It's 9pm on a Tuesday in 2010. I am in an ass-end corner of Thailand, miles from another tourist, in a small concrete room with no windows, sobbing uncontrollably. I am desperately lonely, isolated and exhausted, and I know that I have to go out there into the darkness and find something to eat. I have no idea if it's safe to leave my bags in this room. I have no idea how far I have to walk to find a restaurant that is open. And I have no idea what on earth I will do tomorrow when it arrives.
I sit staring up at the blank walls and think of of my peer group at home - in graduate schemes, securing themselves a successful career, buying houses and building trust funds. All of that was at my fingertips, yet here I am living in challenging countries, driving myself further and further away from anyone I know, with nothing but small change in my pockets.
I didn't fully understand what I was doing at the time, all I knew was that it was ferociously important to me. Several years later, with the benefit of some hindsight, I can see that I was on my own personal journey into the dark corners of my mind, in order to face up to what I might find. I was deliberately putting myself in situations that terrified me, in order to find out why, and to be able to set myself free.

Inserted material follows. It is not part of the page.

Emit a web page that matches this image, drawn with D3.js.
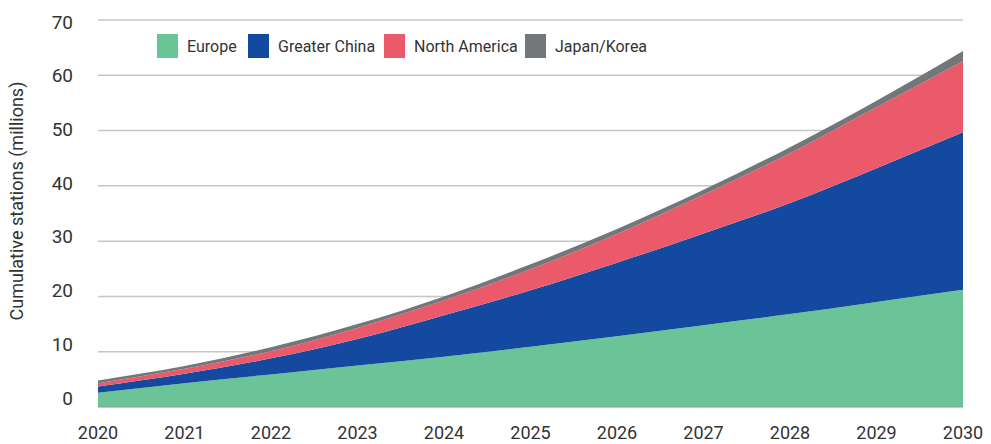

Do you know what your darkest fears are? Can you put your finger on them? Something in the way that we are programmed, or maybe the way we are conditioned, blinds us to what's really there lurking in the backs of our minds. Not only can we not see them, but we can't see how much control they have over us. We don't see them there clutching the reigns during those most pivotal moments of our lives.
We are all afraid of being alone, it's what makes us human. But the fear of being alone is what sends us desperately to dating apps, filling our diaries with social events months in advance, and finally settling into miserable relationships. Being alone is hard, and it is terrifying. But the truth is, if you look loneliness in the mirror for a really long time, you end up looking at yourself. You come to realise that you are your own closest friend. And just like that, you find yourself free to do anything you dream of, without the prerequisite that there is someone else who wants to do it with you.
The same is also true of the fear of not having any money. A fear which drives some of the biggest industries in the world and keeps our societies ticking day and night. But if you can step off the treadmill for a moment, if you can find a quiet and humble existence for short time, you will find a little breathing space in which you can chase after the things you really believe in, instead of chasing after that pay packet. And if you can give away nearly everything you own, then you will find, rather delightfully, that you don't have much left to lose. A small liberation in itself.
You see, if you examine fear for long enough it disappears. Because it is not a physical thing. It is a lot of negative energy surrounding something that doesn't actually exist. A hypothetical. And if you live out the things that you are afraid of, in real time, and get through it relatively unscathed, there is no way that your mind can play those games on you anymore.
It was my unrelenting conviction to do just that which led me to spend 10 days on a silent meditation retreat. Which sent me further and further into the wilderness. Into cities from other worlds, alien cultures, immersed in languages with script I couldn't even decipher. Into the desert. Into the sandstorms. Into deep water. Again and again. To try and find the point where I break.
And most curious of all - 6 years on and I still haven't found it. I continue to search deeper and deeper within myself and bend myself in new insufferable directions, and all I find is more strength and more resilience. My journey has shaped me. Living out my fears has empowered me. Empowered me to take jobs in countries I've never been to. To do work that I love regardless of how well it pays. To take on sports that seem impossible. To live bravely, openly, and generously. And most of all to dream without excuses. To open up my imagination to the infinite possibilities, and have enough courage to follow it wherever it leads me.